*Objective*
Print the listing in its entirety and exactly, leaving out images.

*Given data*
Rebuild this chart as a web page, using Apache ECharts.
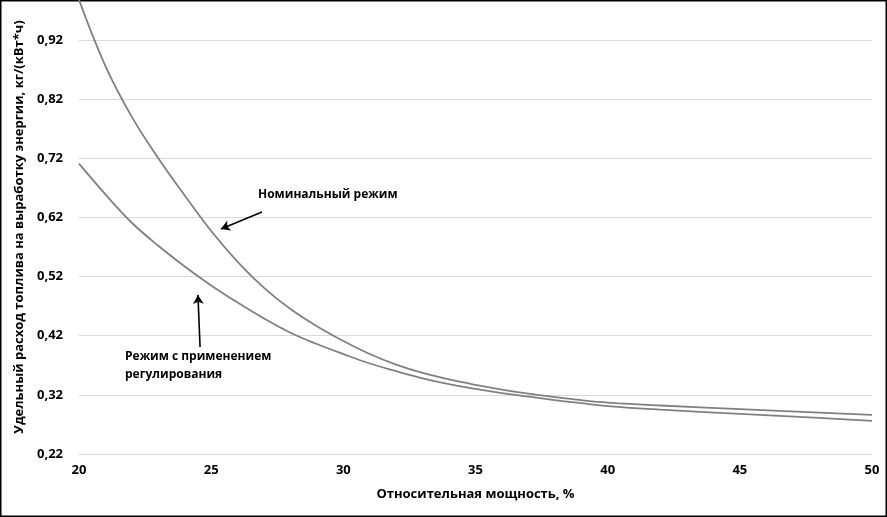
<!DOCTYPE html>
<html>
<head>
<meta charset="utf-8">
<script src="https://cdn.jsdelivr.net/npm/echarts@6/dist/echarts.min.js"></script>
<style>
html,body{margin:0;padding:0;background:#fff;}
#chart{width:887px;height:517px;}
</style>
</head>
<body>
<div id="chart"></div>
<script>
// Relative power, %
const xNominal = [20, 21, 22, 23, 24, 25, 26, 27, 28, 29, 30, 31, 32, 33, 34, 35, 36, 37, 38, 39, 40, 42, 45, 48, 50];
const yNominal = [0.988, 0.876, 0.79, 0.72, 0.657, 0.597, 0.545, 0.501, 0.465, 0.436, 0.411, 0.389, 0.371, 0.357, 0.346, 0.337, 0.329, 0.322, 0.316, 0.311, 0.307, 0.302, 0.296, 0.29, 0.286];
const xRegulated = [20, 21, 22, 23, 24, 25, 26, 27, 28, 29, 30, 31, 32, 33, 34, 35, 36, 37, 38, 39, 40, 42, 45, 48, 50];
const yRegulated = [0.711, 0.659, 0.611, 0.572, 0.537, 0.505, 0.476, 0.449, 0.425, 0.406, 0.389, 0.373, 0.36, 0.348, 0.338, 0.33, 0.323, 0.317, 0.311, 0.306, 0.301, 0.295, 0.288, 0.281, 0.276];
const xTitle = 'Относительная мощность, %';
const yTitle = 'Удельный расход топлива на выработку энергии, кг/(кВт*ч)';
const labelNominal = 'Номинальный режим';
const labelRegulated = 'Режим с применением\nрегулирования';

const pairs = (xs, ys) => xs.map((x, i) => [x, ys[i]]);
const FONT = '"Open Sans", sans-serif';

const chart = echarts.init(document.getElementById('chart'));
chart.setOption({
  backgroundColor: '#fff',
  animation: false,
  grid: { left: 79, right: 15, top: 0, bottom: 63, containLabel: false },
  xAxis: {
    type: 'value', min: 20, max: 50, interval: 5,
    name: xTitle, nameLocation: 'middle', nameGap: 34,
    nameTextStyle: { fontFamily: FONT, fontWeight: 'bold', fontSize: 13, color: '#000' },
    axisLine: { show: false }, axisTick: { show: false },
    splitLine: { show: false },
    axisLabel: { fontFamily: FONT, fontWeight: 'bold', fontSize: 13, color: '#000', margin: 10 }
  },
  yAxis: {
    type: 'value', min: 0.22, max: 0.9876, interval: 0.1,
    name: yTitle, nameLocation: 'middle', nameGap: 52,
    nameTextStyle: { fontFamily: FONT, fontWeight: 'bold', fontSize: 13, color: '#000' },
    axisLine: { show: false }, axisTick: { show: false },
    splitLine: { show: true, showMaxLine: false, lineStyle: { color: '#d9d9d9', width: 1 } },
    axisLabel: {
      fontFamily: FONT, fontWeight: 'bold', fontSize: 13, color: '#000', margin: 16,
      showMaxLabel: false,
      formatter: v => v.toFixed(2).replace('.', ',')
    }
  },
  series: [
    {
      type: 'line', name: labelNominal, data: pairs(xNominal, yNominal),
      smooth: 0.4, showSymbol: false, clip: true,
      lineStyle: { color: '#808080', width: 1.8 },
      markLine: {
        silent: true, symbol: ['none', 'arrow'], symbolSize: [8, 9],
        label: { show: false },
        lineStyle: { color: '#000', width: 1.6, type: 'solid' },
        data: [[{ coord: [26.92, 0.629] }, { coord: [25.37, 0.6005] }]]
      }
    },
    {
      type: 'line', name: labelRegulated, data: pairs(xRegulated, yRegulated),
      smooth: 0.4, showSymbol: false, clip: true,
      lineStyle: { color: '#808080', width: 1.8 },
      markLine: {
        silent: true, symbol: ['none', 'arrow'], symbolSize: [8, 9],
        label: { show: false },
        lineStyle: { color: '#000', width: 1.6, type: 'solid' },
        data: [[{ coord: [24.58, 0.401] }, { coord: [24.5, 0.489] }]]
      }
    }
  ],
  graphic: [
    { type: 'text', left: 258, top: 189, style: { text: labelNominal, font: 'bold 12px ' + FONT, fill: '#000' } },
    { type: 'text', left: 125, top: 348, style: { text: labelRegulated, font: 'bold 12px ' + FONT, fill: '#000', lineHeight: 18 } },
    { type: 'rect', shape: { x: 0.75, y: 0.75, width: 885.5, height: 515.5 }, style: { fill: 'none', stroke: '#000', lineWidth: 1.5 }, silent: true }
  ]
});
</script>
</body>
</html>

*Result for this exercise*
Rebuild this chart as a web page, using Apache ECharts.
<!DOCTYPE html>
<html>
<head>
<meta charset="utf-8">
<script src="https://cdn.jsdelivr.net/npm/echarts@6/dist/echarts.min.js"></script>
<style>
html,body{margin:0;padding:0;background:#fff;}
#chart{width:887px;height:517px;}
</style>
</head>
<body>
<div id="chart"></div>
<script>
// Relative power, %
const xNominal = [20, 21, 22, 23, 24, 25, 26, 27, 28, 29, 30, 31, 32, 33, 34, 35, 36, 37, 38, 39, 40, 42, 45, 48, 50];
const yNominal = [0.988, 0.876, 0.79, 0.72, 0.657, 0.597, 0.545, 0.501, 0.465, 0.436, 0.411, 0.389, 0.371, 0.357, 0.346, 0.337, 0.329, 0.322, 0.316, 0.311, 0.307, 0.302, 0.296, 0.29, 0.286];
const xRegulated = [20, 21, 22, 23, 24, 25, 26, 27, 28, 29, 30, 31, 32, 33, 34, 35, 36, 37, 38, 39, 40, 42, 45, 48, 50];
const yRegulated = [0.711, 0.659, 0.611, 0.572, 0.537, 0.505, 0.476, 0.449, 0.425, 0.406, 0.389, 0.373, 0.36, 0.348, 0.338, 0.33, 0.323, 0.317, 0.311, 0.306, 0.301, 0.295, 0.288, 0.281, 0.276];
const xTitle = 'Относительная мощность, %';
const yTitle = 'Удельный расход топлива на выработку энергии, кг/(кВт*ч)';
const labelNominal = 'Номинальный режим';
const labelRegulated = 'Режим с применением\nрегулирования';

const pairs = (xs, ys) => xs.map((x, i) => [x, ys[i]]);
const FONT = '"Open Sans", sans-serif';

const chart = echarts.init(document.getElementById('chart'));
chart.setOption({
  backgroundColor: '#fff',
  animation: false,
  grid: { left: 79, right: 15, top: 0, bottom: 63, containLabel: false },
  xAxis: {
    type: 'value', min: 20, max: 50, interval: 5,
    name: xTitle, nameLocation: 'middle', nameGap: 34,
    nameTextStyle: { fontFamily: FONT, fontWeight: 'bold', fontSize: 13, color: '#000' },
    axisLine: { show: false }, axisTick: { show: false },
    splitLine: { show: false },
    axisLabel: { fontFamily: FONT, fontWeight: 'bold', fontSize: 13, color: '#000', margin: 10 }
  },
  yAxis: {
    type: 'value', min: 0.22, max: 0.9876, interval: 0.1,
    name: yTitle, nameLocation: 'middle', nameGap: 52,
    nameTextStyle: { fontFamily: FONT, fontWeight: 'bold', fontSize: 13, color: '#000' },
    axisLine: { show: false }, axisTick: { show: false },
    splitLine: { show: true, showMaxLine: false, lineStyle: { color: '#d9d9d9', width: 1 } },
    axisLabel: {
      fontFamily: FONT, fontWeight: 'bold', fontSize: 13, color: '#000', margin: 16,
      showMaxLabel: false,
      formatter: v => v.toFixed(2).replace('.', ',')
    }
  },
  series: [
    {
      type: 'line', name: labelNominal, data: pairs(xNominal, yNominal),
      smooth: 0.4, showSymbol: false, clip: true,
      lineStyle: { color: '#808080', width: 1.8 },
      markLine: {
        silent: true, symbol: ['none', 'arrow'], symbolSize: [8, 9],
        label: { show: false },
        lineStyle: { color: '#000', width: 1.6, type: 'solid' },
        data: [[{ coord: [26.92, 0.629] }, { coord: [25.37, 0.6005] }]]
      }
    },
    {
      type: 'line', name: labelRegulated, data: pairs(xRegulated, yRegulated),
      smooth: 0.4, showSymbol: false, clip: true,
      lineStyle: { color: '#808080', width: 1.8 },
      markLine: {
        silent: true, symbol: ['none', 'arrow'], symbolSize: [8, 9],
        label: { show: false },
        lineStyle: { color: '#000', width: 1.6, type: 'solid' },
        data: [[{ coord: [24.58, 0.401] }, { coord: [24.5, 0.489] }]]
      }
    }
  ],
  graphic: [
    { type: 'text', left: 258, top: 189, style: { text: labelNominal, font: 'bold 12px ' + FONT, fill: '#000' } },
    { type: 'text', left: 125, top: 348, style: { text: labelRegulated, font: 'bold 12px ' + FONT, fill: '#000', lineHeight: 18 } },
    { type: 'rect', shape: { x: 0.75, y: 0.75, width: 885.5, height: 515.5 }, style: { fill: 'none', stroke: '#000', lineWidth: 1.5 }, silent: true }
  ]
});
</script>
</body>
</html>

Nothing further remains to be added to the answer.